Essa história começa com o email de uma amiga pesquisadora “Marília, esse edital é a sua cara!”. Com o tema “Conectividade e Inclusão Digital”, o “match” foi mesmo imediato. Difícil seria escolher uma das 12 linhas de pesquisa na categoria doutor e mestre. Baseada nos 16 meses de pesquisa de campo sobre adoção e impacto de smartphones para o envelhecimento, a mais óbvia seria a “Usabilidade, letramento digital para idosos e estratégias para acessibilidade universal”.

Mas a tentação de contribuir para a linha “Tecnologias alternativas para acesso à internet e inclusão digital para promoção da cidadania digital” a partir dos conceitos de “gambiarra” e “desire paths” trabalhados no meu livro “Ageing with Smartphones in Urban Brazil” era grande. Para piorar, a linha “Telessaúde, Saúde digital e Inteligência Artificial, e Telemedicina”, seria uma excelente oportunidade para explorar os dois protocolos de uso de WhatsApp para saúde que desenvolvi durante meu doutorado, um deles aplicado à nutrição, cujo estudo será publicado pela UCL Press no livro “An Anthropological Approach to mHealth” ainda este ano.

Enquanto me decidia, veio o balde de água fria:

Na categoria Mestre e Doutor, a idade limite era ter menos de 40 anos. O quê? Por quê? E você prontamente diria: “Mas Marília, é meio óbvio, não? Trata-se da 30ª Edição do Prêmio Jovem Cientista, que há 40 anos revela talentos, impulsiona a pesquisa e investe em estudantes e jovens pesquisadores”.

Será óbvio mesmo? Eu entrei na Escola de Comunicações e Artes da USP com 17 anos. Trabalhei por quase 20 anos como publicitária. Aos 37 iniciei meu mestrado e em 2021 defendi minha tese. Sou uma jovem doutora porque, apesar dos 47 anos, conclui meu doutorado há menos de cinco anos (em alguns órgão de fomento a tolerância chega a 7 anos). Pesquisa acadêmica foi a carreira que escolhi para a minha segunda metade da vida e pode ser a escolha de muitas outras pessoas. Com certeza é fundamental incentivar os jovens a também considerarem o caminho da pesquisa, ainda mais porque sem pesquisa não existe inovação. Mas inovação não é coisa só de jovem.

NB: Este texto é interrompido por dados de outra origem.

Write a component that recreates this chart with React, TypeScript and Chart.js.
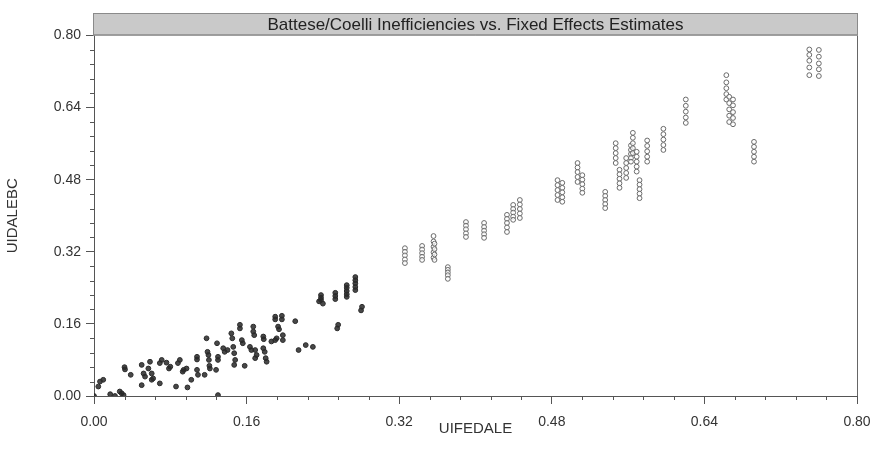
import React, { useEffect, useRef } from "react";
import { Chart, registerables } from "chart.js";

Chart.register(...registerables);

const chartTitle = "Battese/Coelli Inefficiencies vs. Fixed Effects Estimates";
const xAxisTitle = "UIFEDALE";
const yAxisTitle = "UIDALEBC";
const majorTicks = [0, 0.16, 0.32, 0.48, 0.64, 0.8];
const minorTicks = [
  0.032, 0.064, 0.096, 0.128, 0.192, 0.224, 0.256, 0.288, 0.352, 0.384, 0.416, 0.448,
  0.512, 0.544, 0.576, 0.608, 0.672, 0.704, 0.736, 0.768,
];

// UIFEDALE (fixed effects estimates)
const uifedale = [
  // lower-left swarm
  0.0, 0.0045, 0.0063, 0.0097, 0.017, 0.022, 0.027, 0.029, 0.031, 0.032,
  0.0325, 0.0385, 0.05, 0.05, 0.052, 0.0535, 0.057, 0.0587, 0.0605, 0.062,
  0.0605, 0.069, 0.071, 0.069, 0.076, 0.08, 0.0786, 0.086, 0.088, 0.09,
  0.093, 0.094, 0.097, 0.098, 0.102, 0.108, 0.108, 0.108, 0.109, 0.116,
  0.118, 0.119, 0.12, 0.1205, 0.121, 0.1215, 0.129, 0.13, 0.13, 0.128,
  0.13, 0.1355, 0.137, 0.14, 0.144, 0.145, 0.146, 0.147, 0.148, 0.147,
  0.153, 0.153, 0.155, 0.156, 0.158, 0.1635, 0.165, 0.167, 0.167, 0.168,
  0.169, 0.1705, 0.169, 0.1775, 0.178, 0.1775, 0.179, 0.18, 0.181, 0.186,
  0.19, 0.19, 0.19, 0.197, 0.197, 0.193, 0.194, 0.1915, 0.198, 0.198,
  0.211, 0.2145, 0.222, 0.2295, 0.236, 0.24, 0.255, 0.256, 0.28, 0.281,
  // 0.24 - 0.28
  0.238, 0.238, 0.238, 0.253, 0.253, 0.253,
  0.265, 0.265, 0.265, 0.265, 0.265,
  0.274, 0.274, 0.274, 0.274, 0.274,
  // 0.32 - 0.41
  0.326, 0.326, 0.326, 0.326, 0.326,
  0.344, 0.344, 0.344, 0.344, 0.344,
  0.356, 0.356, 0.356, 0.356, 0.356,
  0.357, 0.357, 0.357, 0.357,
  0.371, 0.371, 0.371, 0.371, 0.371,
  0.39, 0.39, 0.39, 0.39, 0.39,
  0.409, 0.409, 0.409, 0.409, 0.409,
  // 0.43 - 0.45
  0.433, 0.433, 0.433, 0.433, 0.433,
  0.4395, 0.4395, 0.4395, 0.4395, 0.4395,
  0.4465, 0.4465, 0.4465, 0.4465, 0.4465,
  // 0.48 - 0.60
  0.486, 0.486, 0.486, 0.486, 0.486,
  0.491, 0.491, 0.491, 0.491, 0.491,
  0.507, 0.507, 0.507, 0.507, 0.507,
  0.512, 0.512, 0.512, 0.512, 0.512,
  0.536, 0.536, 0.536, 0.536, 0.536,
  0.547, 0.547, 0.547, 0.547, 0.547,
  0.551, 0.551, 0.551, 0.551, 0.551,
  0.558, 0.558, 0.558, 0.558, 0.558,
  0.563, 0.563, 0.563, 0.563, 0.563,
  0.565, 0.565, 0.565, 0.565, 0.565,
  0.569, 0.569, 0.569, 0.569, 0.569,
  0.572, 0.572, 0.572, 0.572, 0.572,
  0.58, 0.58, 0.58, 0.58, 0.58,
  0.597, 0.597, 0.597, 0.597, 0.597,
  // 0.62 - 0.76
  0.6205, 0.6205, 0.6205, 0.6205, 0.6205,
  0.663, 0.663, 0.663, 0.663, 0.663,
  0.666, 0.666, 0.666, 0.666, 0.666,
  0.67, 0.67, 0.67, 0.67, 0.67,
  0.692, 0.692, 0.692, 0.692, 0.692,
  0.75, 0.75, 0.75, 0.75, 0.75,
  0.76, 0.76, 0.76, 0.76, 0.76,
];

// UIDALEBC (Battese/Coelli inefficiencies)
const uidalebc = [
  // lower-left swarm
  0.0, 0.021, 0.032, 0.036, 0.004, 0.0, 0.01, 0.006, 0.002, 0.064,
  0.059, 0.047, 0.069, 0.024, 0.05, 0.043, 0.061, 0.076, 0.05, 0.039,
  0.036, 0.073, 0.08, 0.028, 0.074, 0.065, 0.061, 0.021, 0.073, 0.08,
  0.054, 0.058, 0.061, 0.019, 0.036, 0.087, 0.081, 0.058, 0.047, 0.047,
  0.128, 0.098, 0.091, 0.08, 0.067, 0.061, 0.117, 0.087, 0.08, 0.058,
  0.002, 0.106, 0.098, 0.102, 0.139, 0.128, 0.109, 0.095, 0.08, 0.069,
  0.158, 0.15, 0.124, 0.117, 0.067, 0.109, 0.102, 0.154, 0.143, 0.135,
  0.102, 0.091, 0.084, 0.132, 0.126, 0.106, 0.098, 0.084, 0.076, 0.121,
  0.124, 0.176, 0.17, 0.178, 0.17, 0.154, 0.148, 0.128, 0.135, 0.124,
  0.166, 0.102, 0.113, 0.109, 0.21, 0.205, 0.15, 0.158, 0.19, 0.198,
  // 0.24 - 0.28
  0.224, 0.218, 0.213, 0.229, 0.222, 0.215,
  0.246, 0.24, 0.233, 0.226, 0.22,
  0.264, 0.257, 0.25, 0.242, 0.235,
  // 0.32 - 0.41
  0.328, 0.32, 0.312, 0.303, 0.295,
  0.333, 0.325, 0.317, 0.309, 0.302,
  0.355, 0.343, 0.331, 0.319, 0.307,
  0.338, 0.326, 0.314, 0.302,
  0.286, 0.28, 0.274, 0.268, 0.26,
  0.386, 0.378, 0.37, 0.361, 0.353,
  0.384, 0.375, 0.367, 0.359, 0.351,
  // 0.43 - 0.45
  0.402, 0.393, 0.384, 0.374, 0.364,
  0.424, 0.415, 0.407, 0.398, 0.391,
  0.435, 0.425, 0.415, 0.405, 0.395,
  // 0.48 - 0.60
  0.479, 0.468, 0.457, 0.446, 0.435,
  0.473, 0.462, 0.452, 0.441, 0.431,
  0.517, 0.507, 0.497, 0.486, 0.475,
  0.49, 0.48, 0.47, 0.46, 0.451,
  0.453, 0.444, 0.435, 0.426, 0.417,
  0.561, 0.55, 0.539, 0.528, 0.517,
  0.502, 0.492, 0.482, 0.472, 0.462,
  0.528, 0.517, 0.506, 0.495, 0.484,
  0.556, 0.546, 0.537, 0.528, 0.52,
  0.584, 0.573, 0.561, 0.55, 0.539,
  0.542, 0.531, 0.52, 0.509, 0.498,
  0.479, 0.469, 0.459, 0.449, 0.439,
  0.567, 0.555, 0.543, 0.531, 0.52,
  0.593, 0.581, 0.569, 0.557, 0.546,
  // 0.62 - 0.76
  0.658, 0.644, 0.631, 0.618, 0.606,
  0.712, 0.696, 0.683, 0.67, 0.658,
  0.664, 0.65, 0.636, 0.622, 0.608,
  0.658, 0.645, 0.63, 0.617, 0.603,
  0.564, 0.553, 0.542, 0.531, 0.52,
  0.769, 0.757, 0.744, 0.729, 0.712,
  0.768, 0.753, 0.738, 0.725, 0.71,
];

const FONT = '"Liberation Sans", Arial, sans-serif';

const framePlugin = {
  id: "framePlugin",
  afterDraw(chart: any) {
    const { ctx, chartArea } = chart;
    const { left, right, top, bottom } = chartArea;
    const xs = chart.scales.x;
    const ys = chart.scales.y;
    ctx.save();
    // right frame line
    ctx.strokeStyle = "#666";
    ctx.lineWidth = 1;
    ctx.beginPath();
    ctx.moveTo(Math.round(right) + 0.5, top);
    ctx.lineTo(Math.round(right) + 0.5, bottom);
    ctx.stroke();
    // minor ticks
    ctx.strokeStyle = "#555";
    ctx.beginPath();
    for (const v of minorTicks) {
      const px = Math.round(xs.getPixelForValue(v)) + 0.5;
      ctx.moveTo(px, bottom);
      ctx.lineTo(px, bottom + 4);
      const py = Math.round(ys.getPixelForValue(v)) + 0.5;
      ctx.moveTo(left - 4, py);
      ctx.lineTo(left, py);
    }
    ctx.stroke();
    // title bar
    const barTop = top - 22.5;
    ctx.fillStyle = "#c9c9c9";
    ctx.fillRect(left - 1, barTop, right - left + 1, top - barTop);
    ctx.strokeStyle = "#8a8a8a";
    ctx.strokeRect(left - 0.5, barTop + 0.5, right - left + 1, top - barTop - 1);
    ctx.beginPath();
    ctx.moveTo(left - 1, top - 0.5);
    ctx.lineTo(right + 1, top - 0.5);
    ctx.stroke();
    ctx.fillStyle = "#222";
    ctx.font = `17px ${FONT}`;
    ctx.textAlign = "center";
    ctx.textBaseline = "middle";
    ctx.fillText(chartTitle, (left + right) / 2, (barTop + top) / 2 + 1);
    ctx.restore();
  },
};

export default function App() {
  const canvasRef = useRef<HTMLCanvasElement | null>(null);

  useEffect(() => {
    if (!canvasRef.current) return;
    const points = uifedale.map((x, i) => ({ x, y: uidalebc[i] }));
    const chart = new Chart(canvasRef.current, {
      type: "scatter",
      data: {
        datasets: [
          {
            label: yAxisTitle,
            data: points,
            pointStyle: "circle",
            pointRadius: 2.4,
            pointBorderWidth: 1,
            pointBorderColor: (c: any) => (c.raw && c.raw.x < 0.3 ? "#2a2a2a" : "#6a6a6a"),
            pointBackgroundColor: (c: any) =>
              c.raw && c.raw.x < 0.3 ? "rgba(40,40,40,0.85)" : "rgba(255,255,255,0.7)",
          },
        ],
      },
      options: {
        animation: false,
        responsive: true,
        maintainAspectRatio: false,
        layout: { padding: { top: 35.5, right: 19, left: 8, bottom: 8 } },
        plugins: {
          legend: { display: false },
          tooltip: { enabled: false },
          title: { display: false },
        },
        scales: {
          x: {
            type: "linear",
            min: 0,
            max: 0.8,
            afterBuildTicks: (s: any) => {
              s.ticks = majorTicks.map((v) => ({ value: v }));
            },
            afterFit: (s: any) => {
              s.height = 62;
              s.paddingRight = 0;
              s.paddingLeft = 0;
            },
            ticks: {
              callback: (v: any) => Number(v).toFixed(2),
              color: "#333",
              font: { family: FONT, size: 14 },
              padding: 10,
              maxRotation: 0,
            },
            grid: {
              drawOnChartArea: false,
              drawTicks: true,
              tickLength: 8,
              tickColor: "#555",
            },
            border: { display: true, color: "#555", width: 1 },
            title: {
              display: true,
              text: xAxisTitle,
              color: "#333",
              font: { family: FONT, size: 15 },
              padding: { top: 0, bottom: 20 },
            },
          },
          y: {
            type: "linear",
            min: 0,
            max: 0.8,
            afterBuildTicks: (s: any) => {
              s.ticks = majorTicks.map((v) => ({ value: v }));
            },
            afterFit: (s: any) => {
              s.width = 86;
              s.paddingTop = 0;
              s.paddingBottom = 0;
            },
            ticks: {
              callback: (v: any) => Number(v).toFixed(2),
              color: "#333",
              font: { family: FONT, size: 14 },
              padding: 5,
            },
            grid: {
              drawOnChartArea: false,
              drawTicks: true,
              tickLength: 8,
              tickColor: "#555",
            },
            border: { display: true, color: "#555", width: 1 },
            title: {
              display: true,
              text: yAxisTitle,
              color: "#333",
              font: { family: FONT, size: 15, lineHeight: 0.7 },
              padding: { top: 0, bottom: 0 },
            },
          },
        },
      },
      plugins: [framePlugin],
    } as any);
    return () => chart.destroy();
  }, []);

  return (
    <div style={{ position: "absolute", left: 0, top: 0, width: 876, height: 466 }}>
      <canvas ref={canvasRef} />
    </div>
  );
}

Por outro lado, um dos alicerces de um envelhecimento saudável é se manter aprendendo ao longo da vida. As Universidades Abertas à Terceira Idade atendem muito bem a esse propósito e alguns vestibulares têm sido repensados para os 60+. Mas por que não incentivar o interesse genuíno por uma segunda carreira em pesquisa? A requalificação profissional e a mudança de carreira são mais do que bem-vindas quando consideramos que viveremos mais e que tanto profissões quanto desafios sociais estão em franca transformação, consequência da revolução tecnológica e do acelerado envelhecimento populacional.

Por último, vale lembrar:

Continuar ativo e aprendendo impulsiona um ciclo virtuoso de saúde, sociabilidade e propósito, além de ser providencial para a economia. O estudo “Aging with purpose: Why meaningful engagement with society matters” do McKinsey Health Institute mostra que se brasileiros com 55 anos ou mais que gostariam de trabalhar mas não estão empregados fossem incentivados a retornarem à força de trabalho, o incremento potencial do PIB seria de 4,7%.